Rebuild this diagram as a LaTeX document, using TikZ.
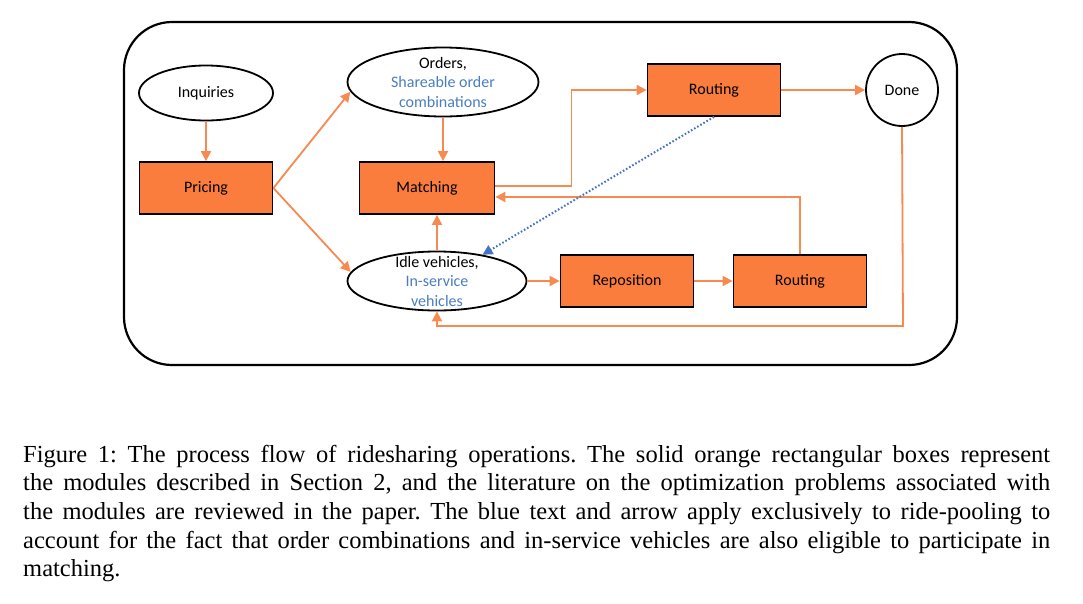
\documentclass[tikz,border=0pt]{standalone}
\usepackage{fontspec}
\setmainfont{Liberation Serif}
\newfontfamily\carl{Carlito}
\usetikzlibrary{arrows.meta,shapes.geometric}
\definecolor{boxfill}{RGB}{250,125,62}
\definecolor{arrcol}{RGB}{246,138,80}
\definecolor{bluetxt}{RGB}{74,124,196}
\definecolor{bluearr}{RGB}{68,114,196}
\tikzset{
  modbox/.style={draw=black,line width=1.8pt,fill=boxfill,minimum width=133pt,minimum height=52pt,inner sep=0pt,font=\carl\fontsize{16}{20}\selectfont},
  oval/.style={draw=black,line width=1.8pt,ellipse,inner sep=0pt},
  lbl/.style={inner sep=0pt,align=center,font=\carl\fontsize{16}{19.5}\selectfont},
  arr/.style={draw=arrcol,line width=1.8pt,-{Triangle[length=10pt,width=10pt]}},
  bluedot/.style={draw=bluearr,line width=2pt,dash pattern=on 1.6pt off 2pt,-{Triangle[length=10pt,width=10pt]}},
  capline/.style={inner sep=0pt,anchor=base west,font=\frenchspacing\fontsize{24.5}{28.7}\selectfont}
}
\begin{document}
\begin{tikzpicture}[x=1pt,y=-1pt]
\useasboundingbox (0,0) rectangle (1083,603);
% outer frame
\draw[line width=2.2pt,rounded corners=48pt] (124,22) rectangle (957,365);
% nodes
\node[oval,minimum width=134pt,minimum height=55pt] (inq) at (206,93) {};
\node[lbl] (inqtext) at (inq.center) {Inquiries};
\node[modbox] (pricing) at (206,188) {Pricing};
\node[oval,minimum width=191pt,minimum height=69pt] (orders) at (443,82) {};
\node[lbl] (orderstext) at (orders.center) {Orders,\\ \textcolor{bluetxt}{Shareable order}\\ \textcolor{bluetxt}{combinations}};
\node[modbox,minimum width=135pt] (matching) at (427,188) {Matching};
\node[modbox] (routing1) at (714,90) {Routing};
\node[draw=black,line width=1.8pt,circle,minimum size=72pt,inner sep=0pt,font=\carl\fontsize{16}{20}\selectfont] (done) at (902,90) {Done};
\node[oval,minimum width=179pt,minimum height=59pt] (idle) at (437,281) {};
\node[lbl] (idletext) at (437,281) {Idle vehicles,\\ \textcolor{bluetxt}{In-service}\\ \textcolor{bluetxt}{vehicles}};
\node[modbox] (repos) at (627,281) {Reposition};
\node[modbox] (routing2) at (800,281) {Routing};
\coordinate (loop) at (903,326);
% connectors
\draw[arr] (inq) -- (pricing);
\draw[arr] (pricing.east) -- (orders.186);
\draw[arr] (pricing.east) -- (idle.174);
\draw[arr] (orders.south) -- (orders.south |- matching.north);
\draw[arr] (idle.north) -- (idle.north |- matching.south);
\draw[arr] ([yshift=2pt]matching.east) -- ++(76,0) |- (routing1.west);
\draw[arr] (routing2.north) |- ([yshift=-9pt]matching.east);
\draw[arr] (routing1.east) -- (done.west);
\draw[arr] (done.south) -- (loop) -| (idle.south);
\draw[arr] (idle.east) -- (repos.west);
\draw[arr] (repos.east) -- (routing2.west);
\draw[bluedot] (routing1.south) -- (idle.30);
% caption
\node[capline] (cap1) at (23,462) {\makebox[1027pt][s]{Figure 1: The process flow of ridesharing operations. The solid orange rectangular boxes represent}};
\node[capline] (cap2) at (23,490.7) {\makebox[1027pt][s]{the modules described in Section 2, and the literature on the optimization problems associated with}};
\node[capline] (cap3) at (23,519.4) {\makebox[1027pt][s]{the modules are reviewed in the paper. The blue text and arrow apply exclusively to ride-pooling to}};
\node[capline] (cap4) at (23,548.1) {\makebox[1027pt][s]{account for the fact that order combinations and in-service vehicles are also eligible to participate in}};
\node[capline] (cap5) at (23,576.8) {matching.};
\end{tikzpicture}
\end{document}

#####

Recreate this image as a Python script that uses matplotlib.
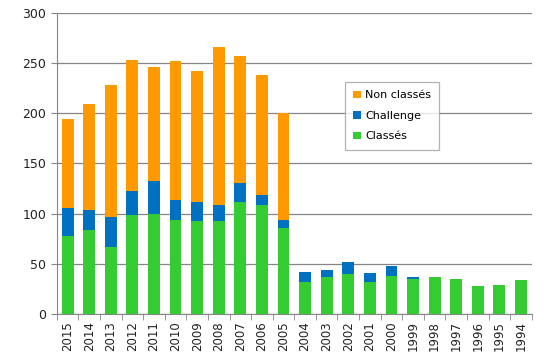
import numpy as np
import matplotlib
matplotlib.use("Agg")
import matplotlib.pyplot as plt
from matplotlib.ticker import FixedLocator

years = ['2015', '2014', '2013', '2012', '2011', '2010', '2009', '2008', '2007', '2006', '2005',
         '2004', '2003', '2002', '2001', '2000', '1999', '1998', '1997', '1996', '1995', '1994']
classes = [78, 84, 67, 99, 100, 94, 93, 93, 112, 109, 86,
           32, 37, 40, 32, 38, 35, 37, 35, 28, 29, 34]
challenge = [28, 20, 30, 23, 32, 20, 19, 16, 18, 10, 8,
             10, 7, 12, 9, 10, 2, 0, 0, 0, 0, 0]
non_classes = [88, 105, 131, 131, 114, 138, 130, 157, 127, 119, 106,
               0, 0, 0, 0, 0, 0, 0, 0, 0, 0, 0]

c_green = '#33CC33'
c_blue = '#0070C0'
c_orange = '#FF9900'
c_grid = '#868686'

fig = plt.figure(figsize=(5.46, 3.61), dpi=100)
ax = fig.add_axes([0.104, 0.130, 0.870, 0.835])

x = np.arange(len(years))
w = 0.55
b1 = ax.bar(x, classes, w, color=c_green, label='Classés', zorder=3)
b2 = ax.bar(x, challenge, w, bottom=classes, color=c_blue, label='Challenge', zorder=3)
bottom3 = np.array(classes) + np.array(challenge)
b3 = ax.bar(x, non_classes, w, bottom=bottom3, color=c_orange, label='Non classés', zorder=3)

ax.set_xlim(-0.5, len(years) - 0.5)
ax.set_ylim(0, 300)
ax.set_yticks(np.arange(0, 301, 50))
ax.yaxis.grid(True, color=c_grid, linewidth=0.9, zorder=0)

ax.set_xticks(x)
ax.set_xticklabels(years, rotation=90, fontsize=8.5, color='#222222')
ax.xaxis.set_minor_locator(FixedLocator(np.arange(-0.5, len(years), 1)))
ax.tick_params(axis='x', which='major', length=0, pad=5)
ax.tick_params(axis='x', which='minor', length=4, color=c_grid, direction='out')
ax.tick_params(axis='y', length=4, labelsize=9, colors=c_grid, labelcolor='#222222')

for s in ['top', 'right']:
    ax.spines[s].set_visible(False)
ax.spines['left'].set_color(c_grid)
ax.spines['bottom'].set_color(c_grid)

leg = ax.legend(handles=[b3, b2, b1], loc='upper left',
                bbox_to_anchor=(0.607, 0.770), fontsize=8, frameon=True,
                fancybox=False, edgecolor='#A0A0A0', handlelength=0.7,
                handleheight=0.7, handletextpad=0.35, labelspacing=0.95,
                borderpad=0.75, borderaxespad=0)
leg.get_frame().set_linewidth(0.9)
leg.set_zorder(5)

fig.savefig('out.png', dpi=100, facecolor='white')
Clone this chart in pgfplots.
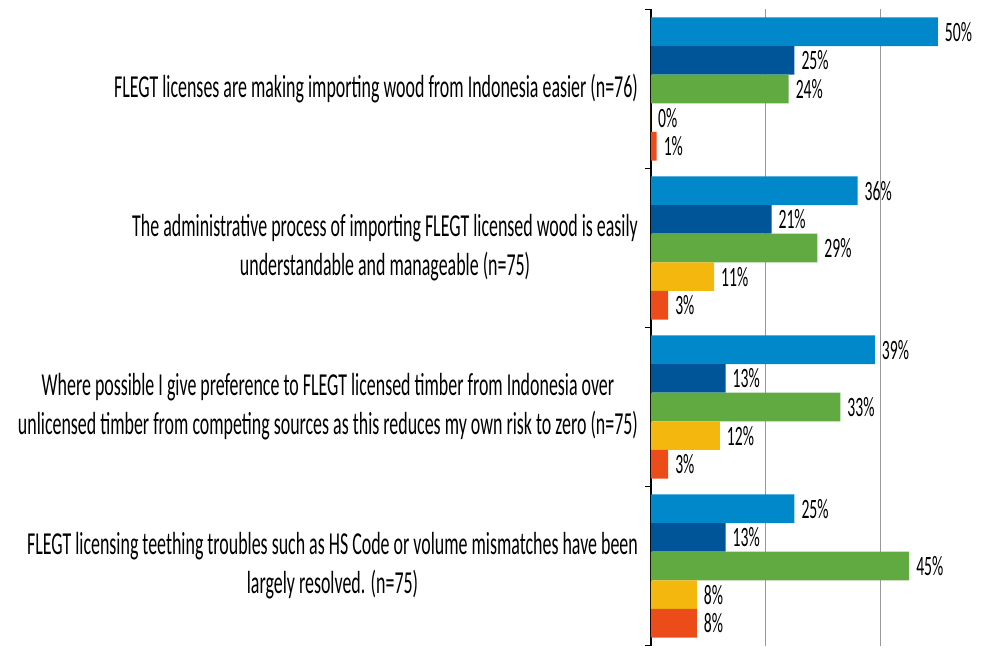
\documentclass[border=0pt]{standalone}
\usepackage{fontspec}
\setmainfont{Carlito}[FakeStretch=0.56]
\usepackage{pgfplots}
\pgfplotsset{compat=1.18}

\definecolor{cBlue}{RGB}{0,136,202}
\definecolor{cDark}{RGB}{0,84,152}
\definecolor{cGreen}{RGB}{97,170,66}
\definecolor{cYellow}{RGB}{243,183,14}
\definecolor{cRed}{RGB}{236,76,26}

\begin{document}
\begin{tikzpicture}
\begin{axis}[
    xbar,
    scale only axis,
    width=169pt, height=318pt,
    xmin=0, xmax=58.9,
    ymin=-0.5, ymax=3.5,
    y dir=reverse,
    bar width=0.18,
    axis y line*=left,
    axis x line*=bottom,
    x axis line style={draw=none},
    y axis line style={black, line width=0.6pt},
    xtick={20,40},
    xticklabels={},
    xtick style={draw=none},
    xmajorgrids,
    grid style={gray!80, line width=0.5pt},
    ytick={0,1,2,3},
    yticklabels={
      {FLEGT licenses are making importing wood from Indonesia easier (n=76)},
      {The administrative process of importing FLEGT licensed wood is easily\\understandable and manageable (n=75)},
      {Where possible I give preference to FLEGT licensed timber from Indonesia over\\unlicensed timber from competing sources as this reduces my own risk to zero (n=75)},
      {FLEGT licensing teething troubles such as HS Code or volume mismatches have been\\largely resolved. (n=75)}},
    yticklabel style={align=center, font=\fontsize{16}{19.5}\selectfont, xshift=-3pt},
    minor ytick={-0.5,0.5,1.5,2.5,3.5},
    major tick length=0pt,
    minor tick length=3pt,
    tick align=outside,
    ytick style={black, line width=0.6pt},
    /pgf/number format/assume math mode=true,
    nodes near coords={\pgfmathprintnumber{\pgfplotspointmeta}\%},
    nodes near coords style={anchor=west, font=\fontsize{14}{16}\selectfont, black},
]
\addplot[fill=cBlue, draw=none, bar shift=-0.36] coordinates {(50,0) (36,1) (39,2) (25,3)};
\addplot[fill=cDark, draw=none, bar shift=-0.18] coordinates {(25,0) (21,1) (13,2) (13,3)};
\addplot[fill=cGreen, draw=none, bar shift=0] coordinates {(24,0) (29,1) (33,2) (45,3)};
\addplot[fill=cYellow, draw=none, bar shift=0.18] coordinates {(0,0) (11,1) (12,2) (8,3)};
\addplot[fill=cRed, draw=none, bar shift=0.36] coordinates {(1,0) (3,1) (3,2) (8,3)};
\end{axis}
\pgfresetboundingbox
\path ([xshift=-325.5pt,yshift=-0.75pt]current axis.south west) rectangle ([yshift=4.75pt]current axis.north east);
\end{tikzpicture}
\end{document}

#####

Task objective
Return every line from the records above that holds the word "matplotlib".

Output of the exercise
Recreate this image as a Python script that uses matplotlib.
import matplotlib
matplotlib.use("Agg")
import matplotlib.pyplot as plt
from matplotlib.ticker import FixedLocator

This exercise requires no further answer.